DURC NEL SETTORE EDILE. L'articolo 21, lett. d) rubricato “Contrasto al lavoro irregolare nel settore edile” stabilisce che, per attivare azioni di contrasto al lavoro nero nel comparto delle costruzioni e al fine di promuovere la sicurezza nei cantieri, per i lavori edili privati oggetto di permesso di costruire, segnalazione certificata di inizio attività (SCIA), denuncia di inizio attività (DIA), comunicazione inizio lavori (CIL) o comunicazione inizio lavori asseverata (CILA), il direttore dei lavori provvede a trasmettere allo Sportello unico dell'edilizia (SUE), all'inizio e alla fine dei lavori, il DURC dell'azienda esecutrice, attestante la sua regolarità contributiva e le avvenute comunicazioni di inizio e di fine lavori effettuate agli enti previdenziali, assicurativi e infortunistici e alla Cassa edile competenti per territorio. In relazione all’obbligo ivi previsto per il direttore dei lavori di trasmettere allo Sportello Unico dell’Edilizia (SUE) il DURC dell’azienda esecutrice, attestante la sua regolarità contributiva, si evidenzia una disarmonia con quanto previsto dalla legislazione nazionale che all'art. 44 bis del DPR 28/12/2000, n.445, prevede che "le informazioni relative alla regolarità contributiva sono acquisite d'ufficio, ovvero controllate ai sensi dell'articolo 71, dalle pubbliche amministrazioni procedenti, nel rispetto della specifica normativa di settore.”

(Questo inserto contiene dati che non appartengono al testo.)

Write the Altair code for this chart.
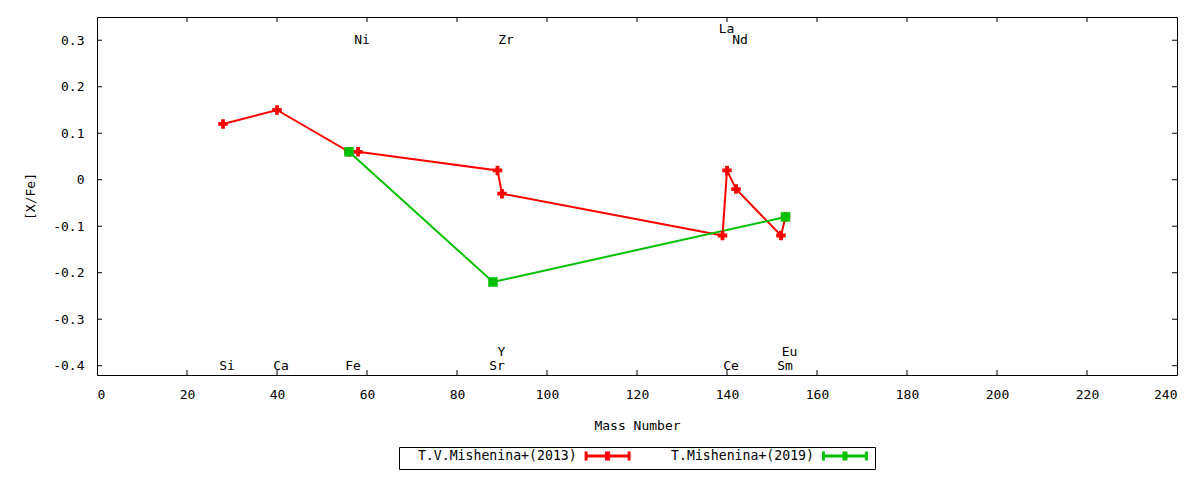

Risulta, pertanto, suscettibile di perplessità l'attribuzione al direttore dei lavori, da parte della norma in oggetto, dell’obbligo di acquisire e trasmettere il DURC al SUE, atteso che tale incombenza grava sulla pubblica amministrazione procedente ai sensi del richiamato art. 44 bis.
Inoltre, si rammenta che il DURC on line ha una validità di 120 giorni decorrente dalla sua emissione, che pertanto potrebbe potenzialmente coprire l’intero periodo intercorrente fra la data di inizio e la data di fine lavori, senza la necessità di dover ripetere la richiesta.
Per quanto sopra esposto, la disposizione regionale in questione contrasta con l’art. 117, terzo comma della Costituzione, in materia di tutela e sicurezza del lavoro.